Testing our work with users has been a favourite Yoomee activity since we started over a decade ago. We've tested many websites and apps over these years, but never a chatbot.
We are currently developing a chatbot which will help people in Sheffield struggling with their mental health find support using natural conversation. The information will come from the Sheffield Mental Health Guide. So what did we learn from our first foray into testing this chatbot with users?
Assumptions versus reality
At a basic level, I had assumed each testing session would be shorter and simpler than its website equivalent. After all, a chatbot's functionality is pared back compared to that of a website. And the six scenarios drawn up by Sheffield Flourish — the fabulous charity behind the Sheffield Mental Health Guide from which our chatbot will draw its data — seemed pretty straightforward.
Wrong, wrong, wrong! I based this assumption on my perspective as someone involved in developing the chatbot (its language rather than functionality, I hasten to add) rather than putting myself in the shoes of the people interacting for the first time. How easy it is to forget this is all about the users. Getting used to conversing with a chatbot brings challenges, and these may be further compounded if you're struggling with your mental health. So the testing process was just as time-consuming, messy and illuminating as it is when testing websites
Limited scope, limited learning?
Another assumption I brought to the testing table was that because the chatbot's scope and functionality are more limited than those of a website, the associated learning from testing would be similarly limited. Wrong again!
Each user viewed the chatbot through the prism of their individual personality. All testers were male; but their age, ethnic background, digital literacy, mental state and a whole host of other factors impacted the way they interacted with the chatbot and what for them were stumbling blocks. We learned so much. Our one regret was that we had no women testers. A first for Yoomee as the gender bias for testing normally leans towards women rather than men. Sadly our only no show on the day was a woman.
Words matter more than ever
I had already been thinking about how a chatbot offers fewer opportunities for user interface design than a website. On the other hand, it offers plenty of scope around language and the way it's used and testing only helped to underline this fact. If a chatbot is to make itself understood within the confines of a pop-up window, then it needs to do so clearly and succinctly and in a tone which allays any fears in people with mental health problems.
I had already spent a little time in sharpening the draft — a placeholder if you like — initial text conceived during prototyping. Testing confirmed I need to invest a whole lot more time on this. People with mental health problems will not necessarily focus all their energies on decoding the chatbots' prompts. So, the words used must leave no room for error or misinterpretation.

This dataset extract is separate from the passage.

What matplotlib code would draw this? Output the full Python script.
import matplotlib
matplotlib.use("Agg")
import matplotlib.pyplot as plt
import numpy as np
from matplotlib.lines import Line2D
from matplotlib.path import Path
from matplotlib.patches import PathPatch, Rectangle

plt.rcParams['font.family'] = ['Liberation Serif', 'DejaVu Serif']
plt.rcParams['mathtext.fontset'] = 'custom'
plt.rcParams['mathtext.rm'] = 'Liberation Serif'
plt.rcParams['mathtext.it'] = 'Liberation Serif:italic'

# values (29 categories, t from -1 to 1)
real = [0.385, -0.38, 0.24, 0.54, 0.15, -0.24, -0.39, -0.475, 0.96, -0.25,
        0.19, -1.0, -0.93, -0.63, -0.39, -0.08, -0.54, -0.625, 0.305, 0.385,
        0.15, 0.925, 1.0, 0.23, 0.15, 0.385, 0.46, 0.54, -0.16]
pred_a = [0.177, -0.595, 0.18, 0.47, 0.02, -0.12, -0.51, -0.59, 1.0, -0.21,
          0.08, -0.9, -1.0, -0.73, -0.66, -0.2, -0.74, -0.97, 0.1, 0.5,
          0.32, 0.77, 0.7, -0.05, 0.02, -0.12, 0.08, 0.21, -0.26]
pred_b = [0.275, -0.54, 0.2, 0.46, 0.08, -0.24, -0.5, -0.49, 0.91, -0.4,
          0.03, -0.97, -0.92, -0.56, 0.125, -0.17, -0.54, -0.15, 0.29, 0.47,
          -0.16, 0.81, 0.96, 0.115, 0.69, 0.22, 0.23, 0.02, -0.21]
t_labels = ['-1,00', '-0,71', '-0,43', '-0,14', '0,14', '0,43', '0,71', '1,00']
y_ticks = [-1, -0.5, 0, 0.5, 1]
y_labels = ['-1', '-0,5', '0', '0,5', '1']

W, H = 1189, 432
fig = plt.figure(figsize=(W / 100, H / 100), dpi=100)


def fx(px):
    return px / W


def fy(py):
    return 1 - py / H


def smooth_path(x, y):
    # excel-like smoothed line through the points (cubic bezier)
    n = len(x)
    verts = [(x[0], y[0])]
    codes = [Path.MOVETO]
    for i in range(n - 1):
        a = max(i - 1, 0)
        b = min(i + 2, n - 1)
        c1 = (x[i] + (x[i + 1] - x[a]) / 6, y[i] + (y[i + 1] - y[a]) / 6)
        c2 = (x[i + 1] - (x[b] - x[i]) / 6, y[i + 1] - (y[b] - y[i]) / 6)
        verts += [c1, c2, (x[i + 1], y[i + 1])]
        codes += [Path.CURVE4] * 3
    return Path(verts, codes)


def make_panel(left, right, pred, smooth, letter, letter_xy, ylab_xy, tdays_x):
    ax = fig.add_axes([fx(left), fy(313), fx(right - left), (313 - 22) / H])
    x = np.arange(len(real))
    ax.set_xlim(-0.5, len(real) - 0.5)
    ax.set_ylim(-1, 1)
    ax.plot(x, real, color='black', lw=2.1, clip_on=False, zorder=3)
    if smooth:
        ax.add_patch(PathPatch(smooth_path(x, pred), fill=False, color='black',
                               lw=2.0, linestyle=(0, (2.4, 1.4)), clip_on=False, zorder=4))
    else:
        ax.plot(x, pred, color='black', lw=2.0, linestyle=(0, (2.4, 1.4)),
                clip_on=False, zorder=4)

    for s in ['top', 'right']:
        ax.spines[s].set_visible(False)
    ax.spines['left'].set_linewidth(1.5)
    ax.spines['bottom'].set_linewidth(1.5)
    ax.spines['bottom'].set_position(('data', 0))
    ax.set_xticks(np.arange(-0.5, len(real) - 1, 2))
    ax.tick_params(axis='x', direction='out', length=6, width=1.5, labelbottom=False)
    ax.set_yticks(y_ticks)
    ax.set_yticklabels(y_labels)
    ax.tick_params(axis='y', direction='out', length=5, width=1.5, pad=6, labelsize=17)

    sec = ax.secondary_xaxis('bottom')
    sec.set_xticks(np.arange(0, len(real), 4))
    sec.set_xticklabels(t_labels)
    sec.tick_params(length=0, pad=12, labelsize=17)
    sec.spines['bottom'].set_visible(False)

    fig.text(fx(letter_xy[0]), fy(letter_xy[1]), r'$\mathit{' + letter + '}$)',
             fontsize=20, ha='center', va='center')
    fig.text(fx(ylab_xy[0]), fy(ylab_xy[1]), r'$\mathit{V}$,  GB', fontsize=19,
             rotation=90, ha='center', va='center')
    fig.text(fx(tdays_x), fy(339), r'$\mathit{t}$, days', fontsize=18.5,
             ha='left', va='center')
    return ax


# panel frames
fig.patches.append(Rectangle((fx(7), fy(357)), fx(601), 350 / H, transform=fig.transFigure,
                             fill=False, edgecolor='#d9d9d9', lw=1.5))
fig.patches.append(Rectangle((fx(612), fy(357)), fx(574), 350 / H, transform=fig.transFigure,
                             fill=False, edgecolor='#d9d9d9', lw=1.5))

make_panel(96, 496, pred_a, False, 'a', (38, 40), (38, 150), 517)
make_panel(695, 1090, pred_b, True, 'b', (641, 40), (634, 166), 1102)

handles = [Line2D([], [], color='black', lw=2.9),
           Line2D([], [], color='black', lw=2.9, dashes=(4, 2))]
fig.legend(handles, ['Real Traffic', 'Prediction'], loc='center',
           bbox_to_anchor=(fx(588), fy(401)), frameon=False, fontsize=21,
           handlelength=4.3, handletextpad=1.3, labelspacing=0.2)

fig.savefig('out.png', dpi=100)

People with mental health problems will not necessarily focus all their energies on decoding the chatbots' prompts. So, the words used must leave no room for error or misinterpretation.

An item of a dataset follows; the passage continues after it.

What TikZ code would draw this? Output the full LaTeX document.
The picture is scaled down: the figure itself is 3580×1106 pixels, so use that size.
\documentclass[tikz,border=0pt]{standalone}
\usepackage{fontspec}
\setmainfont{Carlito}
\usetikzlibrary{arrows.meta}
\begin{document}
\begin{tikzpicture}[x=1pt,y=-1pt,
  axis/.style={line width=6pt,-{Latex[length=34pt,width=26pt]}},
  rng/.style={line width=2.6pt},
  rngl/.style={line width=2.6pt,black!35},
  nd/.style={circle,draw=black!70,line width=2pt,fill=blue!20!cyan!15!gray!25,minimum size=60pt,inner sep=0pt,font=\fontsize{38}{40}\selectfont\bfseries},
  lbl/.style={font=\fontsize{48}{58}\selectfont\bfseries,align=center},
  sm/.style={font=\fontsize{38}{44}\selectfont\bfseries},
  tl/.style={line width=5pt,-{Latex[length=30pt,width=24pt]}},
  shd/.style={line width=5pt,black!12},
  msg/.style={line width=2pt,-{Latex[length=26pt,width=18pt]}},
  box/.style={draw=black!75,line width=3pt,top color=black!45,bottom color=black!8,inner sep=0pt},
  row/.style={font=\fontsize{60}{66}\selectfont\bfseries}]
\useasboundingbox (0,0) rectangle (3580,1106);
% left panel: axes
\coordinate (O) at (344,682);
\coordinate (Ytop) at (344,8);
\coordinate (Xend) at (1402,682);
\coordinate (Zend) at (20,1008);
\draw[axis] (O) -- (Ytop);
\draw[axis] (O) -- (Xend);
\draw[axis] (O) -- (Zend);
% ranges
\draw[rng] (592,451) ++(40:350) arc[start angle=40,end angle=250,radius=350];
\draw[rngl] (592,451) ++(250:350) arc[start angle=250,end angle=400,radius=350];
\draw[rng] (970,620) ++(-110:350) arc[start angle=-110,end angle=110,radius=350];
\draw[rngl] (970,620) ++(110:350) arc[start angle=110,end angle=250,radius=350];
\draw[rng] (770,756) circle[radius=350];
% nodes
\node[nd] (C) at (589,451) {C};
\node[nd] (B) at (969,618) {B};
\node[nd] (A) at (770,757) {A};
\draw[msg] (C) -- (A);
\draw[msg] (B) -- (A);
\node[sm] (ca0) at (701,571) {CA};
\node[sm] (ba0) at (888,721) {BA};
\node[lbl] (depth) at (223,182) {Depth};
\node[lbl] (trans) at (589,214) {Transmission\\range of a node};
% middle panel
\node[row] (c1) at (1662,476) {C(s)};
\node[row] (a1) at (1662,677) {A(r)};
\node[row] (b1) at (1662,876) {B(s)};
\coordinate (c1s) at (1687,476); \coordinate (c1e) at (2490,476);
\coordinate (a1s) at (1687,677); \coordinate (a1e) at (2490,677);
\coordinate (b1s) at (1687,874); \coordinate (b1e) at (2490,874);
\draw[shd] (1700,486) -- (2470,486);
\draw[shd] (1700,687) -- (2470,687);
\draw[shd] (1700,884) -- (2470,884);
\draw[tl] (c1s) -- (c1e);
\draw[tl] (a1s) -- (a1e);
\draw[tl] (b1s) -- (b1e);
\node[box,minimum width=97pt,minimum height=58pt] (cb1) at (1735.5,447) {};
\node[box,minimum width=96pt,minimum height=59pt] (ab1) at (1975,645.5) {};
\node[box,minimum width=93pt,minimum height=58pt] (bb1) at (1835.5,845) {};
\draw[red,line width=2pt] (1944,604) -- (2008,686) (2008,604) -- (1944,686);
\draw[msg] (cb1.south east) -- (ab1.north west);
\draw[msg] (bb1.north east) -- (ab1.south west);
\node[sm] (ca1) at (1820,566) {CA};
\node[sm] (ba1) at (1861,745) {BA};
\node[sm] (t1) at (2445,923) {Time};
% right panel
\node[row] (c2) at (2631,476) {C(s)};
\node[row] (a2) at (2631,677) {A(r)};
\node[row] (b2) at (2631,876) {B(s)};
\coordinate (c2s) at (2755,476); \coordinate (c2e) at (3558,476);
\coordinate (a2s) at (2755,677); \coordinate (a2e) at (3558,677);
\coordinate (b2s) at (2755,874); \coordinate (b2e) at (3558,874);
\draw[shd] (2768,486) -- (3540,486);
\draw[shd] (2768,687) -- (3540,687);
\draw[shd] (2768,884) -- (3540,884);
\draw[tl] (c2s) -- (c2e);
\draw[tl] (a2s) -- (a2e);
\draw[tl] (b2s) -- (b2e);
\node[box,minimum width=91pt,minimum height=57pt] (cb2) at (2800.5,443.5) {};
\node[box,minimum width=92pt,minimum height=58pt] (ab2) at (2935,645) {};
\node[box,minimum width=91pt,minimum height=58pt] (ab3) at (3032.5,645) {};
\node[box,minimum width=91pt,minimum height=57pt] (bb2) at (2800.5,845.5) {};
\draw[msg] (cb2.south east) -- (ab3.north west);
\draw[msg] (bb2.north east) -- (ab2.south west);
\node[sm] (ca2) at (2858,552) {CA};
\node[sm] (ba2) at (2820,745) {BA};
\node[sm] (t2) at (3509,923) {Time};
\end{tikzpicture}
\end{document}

To illustrate this fact, one of our testers struggled because the chatbot asks: “ Please tell me in one short sentence what your problem is." He focused on the word “short" and in keeping his sentences suitably short overlooked the need to use the very keywords which would have enabled the chatbot to identify the nature of the help he was looking for. Conversely, another tester felt the “short" stopped him from sharing a cathartic essay on the nature of his mental health problems. One for me to go away and contemplate further
Chatbot: fit for purpose?
So, what did testers make of the concept of a chatbot? Initially, some struggled to get their heads around whether it was a human or computer they were interacting with. But the response to this question seems to depend on people's existing ease with technology and what they interpreted from the scenarios. For some, the chatbot was a welcome alternative to a website, as it does the hard graft of filtering for you and provides a concise answer. Some described it as “Googling done for you". For others, they admitted they want a real person and not a computer to interact with when they're feeling vulnerable, though resources don't always make this possible.
Testing confirmed that simply scraping data as it appears on the Sheffield Mental Health Guide website, into the chatbot and presenting it in a small window is overwhelming for users. We definitely need to change the way in which information is structured and presented to avoid people being confused or even agitated by it.

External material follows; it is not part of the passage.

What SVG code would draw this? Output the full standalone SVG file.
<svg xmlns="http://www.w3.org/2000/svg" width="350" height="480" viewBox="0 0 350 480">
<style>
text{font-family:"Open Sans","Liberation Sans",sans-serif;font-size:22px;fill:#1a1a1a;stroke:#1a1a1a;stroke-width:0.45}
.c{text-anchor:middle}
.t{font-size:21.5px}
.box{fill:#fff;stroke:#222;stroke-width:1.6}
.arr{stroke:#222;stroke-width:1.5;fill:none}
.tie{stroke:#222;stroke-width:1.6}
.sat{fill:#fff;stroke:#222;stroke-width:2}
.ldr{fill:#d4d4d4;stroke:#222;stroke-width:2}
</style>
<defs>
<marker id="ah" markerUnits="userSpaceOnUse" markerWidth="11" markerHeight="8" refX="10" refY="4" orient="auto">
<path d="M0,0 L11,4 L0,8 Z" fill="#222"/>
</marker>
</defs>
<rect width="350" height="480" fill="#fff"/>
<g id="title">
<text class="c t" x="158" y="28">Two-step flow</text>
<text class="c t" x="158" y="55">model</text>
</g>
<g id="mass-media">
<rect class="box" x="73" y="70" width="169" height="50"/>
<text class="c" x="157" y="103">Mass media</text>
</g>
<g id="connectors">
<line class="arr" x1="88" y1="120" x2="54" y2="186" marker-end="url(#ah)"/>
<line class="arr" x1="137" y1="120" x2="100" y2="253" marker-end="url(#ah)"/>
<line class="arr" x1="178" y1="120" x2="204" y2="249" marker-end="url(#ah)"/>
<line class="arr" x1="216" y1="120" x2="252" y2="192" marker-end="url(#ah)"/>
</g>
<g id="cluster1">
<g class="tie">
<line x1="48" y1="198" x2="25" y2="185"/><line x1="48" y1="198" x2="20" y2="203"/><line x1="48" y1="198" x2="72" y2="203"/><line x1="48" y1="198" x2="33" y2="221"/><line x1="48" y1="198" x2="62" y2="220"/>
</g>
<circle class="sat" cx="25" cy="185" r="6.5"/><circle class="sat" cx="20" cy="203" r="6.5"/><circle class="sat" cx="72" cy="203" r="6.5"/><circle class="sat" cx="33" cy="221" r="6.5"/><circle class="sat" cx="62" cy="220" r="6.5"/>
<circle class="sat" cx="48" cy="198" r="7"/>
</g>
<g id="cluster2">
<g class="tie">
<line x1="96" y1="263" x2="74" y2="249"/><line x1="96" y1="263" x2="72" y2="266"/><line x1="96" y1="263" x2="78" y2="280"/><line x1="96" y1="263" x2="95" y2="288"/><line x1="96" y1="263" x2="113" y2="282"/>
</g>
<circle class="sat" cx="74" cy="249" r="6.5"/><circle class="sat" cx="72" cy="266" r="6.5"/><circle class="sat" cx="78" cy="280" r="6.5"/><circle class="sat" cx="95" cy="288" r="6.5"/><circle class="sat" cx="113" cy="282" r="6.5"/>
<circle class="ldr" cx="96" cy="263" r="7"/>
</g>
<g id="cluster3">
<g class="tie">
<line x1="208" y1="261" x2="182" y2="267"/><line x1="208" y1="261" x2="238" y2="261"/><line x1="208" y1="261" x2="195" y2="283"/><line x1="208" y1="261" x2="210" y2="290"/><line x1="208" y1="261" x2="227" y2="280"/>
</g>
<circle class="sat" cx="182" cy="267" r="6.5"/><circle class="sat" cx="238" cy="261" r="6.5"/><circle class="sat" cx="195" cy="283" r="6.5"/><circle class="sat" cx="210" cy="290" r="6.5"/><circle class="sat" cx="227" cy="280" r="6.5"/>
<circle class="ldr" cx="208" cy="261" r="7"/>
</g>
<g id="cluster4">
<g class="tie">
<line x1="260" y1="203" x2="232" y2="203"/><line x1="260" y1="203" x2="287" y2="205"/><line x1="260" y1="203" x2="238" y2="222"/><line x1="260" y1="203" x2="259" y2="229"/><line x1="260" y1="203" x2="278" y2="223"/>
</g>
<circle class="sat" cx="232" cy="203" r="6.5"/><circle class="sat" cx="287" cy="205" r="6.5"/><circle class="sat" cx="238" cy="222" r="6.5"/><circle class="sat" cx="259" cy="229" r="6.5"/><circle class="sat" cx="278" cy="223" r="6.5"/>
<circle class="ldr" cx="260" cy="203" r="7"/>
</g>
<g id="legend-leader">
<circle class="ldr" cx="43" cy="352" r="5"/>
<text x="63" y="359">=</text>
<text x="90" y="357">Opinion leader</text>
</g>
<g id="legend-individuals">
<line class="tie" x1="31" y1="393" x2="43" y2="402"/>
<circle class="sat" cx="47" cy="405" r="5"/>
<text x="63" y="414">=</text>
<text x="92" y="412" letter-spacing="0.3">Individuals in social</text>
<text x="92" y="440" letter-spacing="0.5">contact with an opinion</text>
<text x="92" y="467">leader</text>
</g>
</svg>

So at the end of the day, there were more similarities than I'd thought between testing a website and a chatbot. In both scenarios, there's no hiding. All work and assumptions to-date are laid bare. Critiqued with brutal honesty. And equally quickly you learn what does and doesn't work. 'Fail fast!' so says the Agile manifesto, and user testing helps you do just that.
So at the end of the day, there were more similarities than I'd thought between testing a website and a chatbot. In both scenarios, there's no hiding. All work and assumptions to-date are laid bare.
As a result of our sessions, we'll be reviewing: the way the chatbot is accessed from the homepage of the Sheffield Mental Health Guide; messaging and language across the chatbot; how results are displayed in the chatbot before we do our next round of user testing and make further changes.
Watch this space!